The other night at our report back about the White Privilege Conference, we talked a lot about action. At the same time, people rallied at a city council meeting to denounce the murder of 18 year old Alan Blueford by an Oakland Police Officer. This is the landscape from which the following thoughts I’d like to share came from.

Part of our discussion was about action. How does the White Privilege Conference frame action? Does action = consciousness raising or is consciousness raising the first step? If consciousness raising is just the first step, where are the other steps and why aren’t we talking about them more? Why were there only 2 workshops out of over a 100 on direct action? If we really want to change structures that uphold white supremacy, is consciousness raising (as action) enough?

What is clear is that we all desperately want to participate in transforming the institutions and systems that are “exquisitely designed to produce exactly what they are producing”. For example, the education system is benefiting who it was designed to benefit, and excluding exactly who it was designed to exclude. It is not a broken system that needs to be fixed. It needs to be tossed/ replaced/ completely transformed.

What is not clear is how to be attentive to our white privilege as we work for that transformation. On one hand there is privilege in assuming that it is our right and duty to fix what is wrong and it’s just a matter of making a strategy. This line of thinking can follow from identifying problems as not-that-big in the first place, because you aren’t experiencing them first hand. It also smacks of the white (wo)man’s burden (blog post on that forthcoming) and invisibilizes the agency of communities of color. In order to not do that, many a self-proclaimed “white ally” will resolve to work for consciousness raising among their own community as their action. This is important work that has been requested by communities of color for years.

On the other hand,  I think engaging in planning, strategy and taking action – when it is led by the people who are most impacted by the problem – is crucial. Thinking that we can do nothing more than consciousness raising implies that we can all afford to wait for the long process of consciousness raising which also comes from the considerable privilege of not being directly impacted by a problem.

I’m not poo pooing consciousness raising at all. I’m a Freire-head committed to Popular Education and the long process of conscientization as my day job. But even Freire named that his ideas about action (in the context of praxis) get diluted. He asks, if we are not engaged in struggle to subvert neo-liberal capitalism, what are we doing?

I don’t really care how many people have a raised consciousness about how often cops kill kids in Oakland. None of that consciousness raising is changing anything. The young people of color I work with at Heal the Streets are engaged in developing strategic action to transform the OPD through participatory ACTION research. As a white woman, my role with them is something I interrogate and work to be continually accountable for. To me, accountability means ensuring that the the strategies they came up with with are implemented and taken seriously. Some of these strategies involve consciousness raising – but most are concrete changes which will take action to create.
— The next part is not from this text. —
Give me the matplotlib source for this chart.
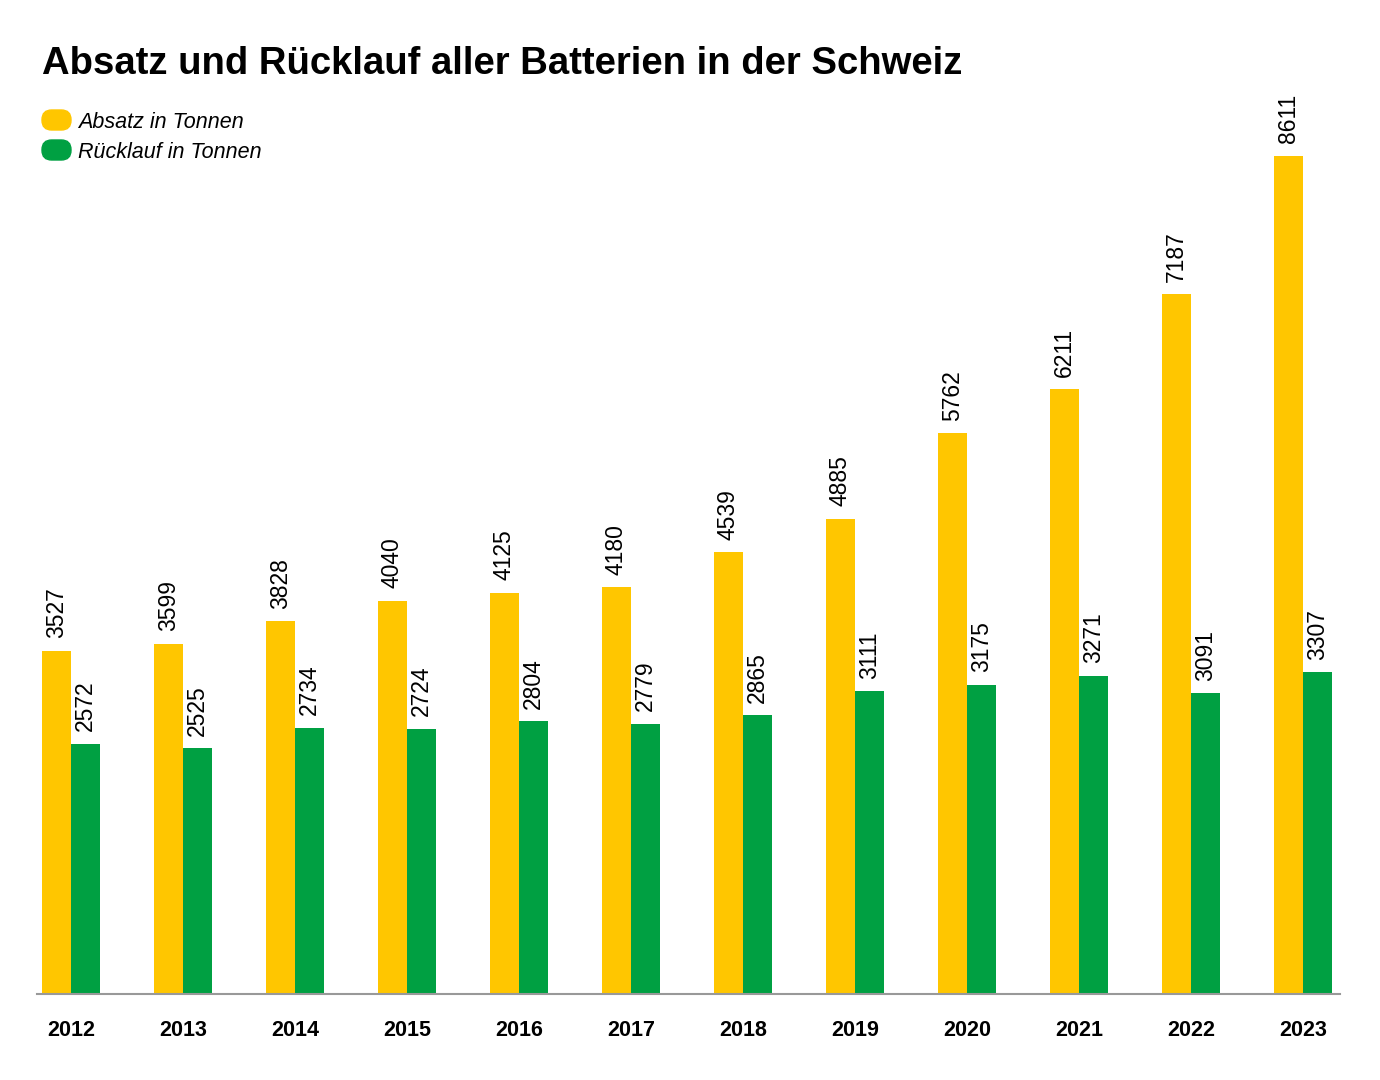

My hope is that at future gatherings like the White Privilege Conference, and at future dialogues with the White Noise Collective – we can refocus our energy on taking strategic action that creates material change in the physical world, not just our consciousnesses.

2 thoughts on “Action?

  1. well said. i agree that these conversations can be paralyzing and that action vs consciousness-raising is a perpetual tug-of-war. i do think both are possible! and i worry whenever there is either one without the other – i have seen both action without introspection and learning and introspection without action to be harmful.

  2. Estoy de acuerdo Levana. Has me thinking about the long process we are in to have representation in some of these great gatherings/conferences, that all over the place we’ve claimed space to make them relevant to our needs and diversity but that there is still so much work to do. We can’t wait for conference organizers to incorporate space for Direct Action. If they want to work for transformation of culture and systems they should yes, and we should propose it..This then becomes so much work for organizers on the ground, to have to constantly remind, encourage, demand that relevant and useful power building and action is prioritized. Some organizations and event planning teams honor folks from community to consult on content and action for conferences, I’ve seen tremendous results from this! I also wonder about the stigmatization of “direct action”; successfully painted as “radical” and only to cause disruption, not productive (so what?), and activity of younger, rebellious, and uncivilized (check definiton for that) activists. I hear you refering to any “Action” and that theory and conciousness raising without it is a dis-service. I am moved by the PAR examples you use with your work with Heal the Streets and imagine more of the food systems healers and transformers to activate on those levels (like you all did with Youth in Focus). We are working through some of the various strategies for Action within Rooted in Community. Balancing creative Resistance actions with beauty, and actions to build resilience, generate healing and nourishment for our people and earth. Big actions coming up in Iowa late July. We move as One dear Levana. Deep bow to you for your work. Keep writing please!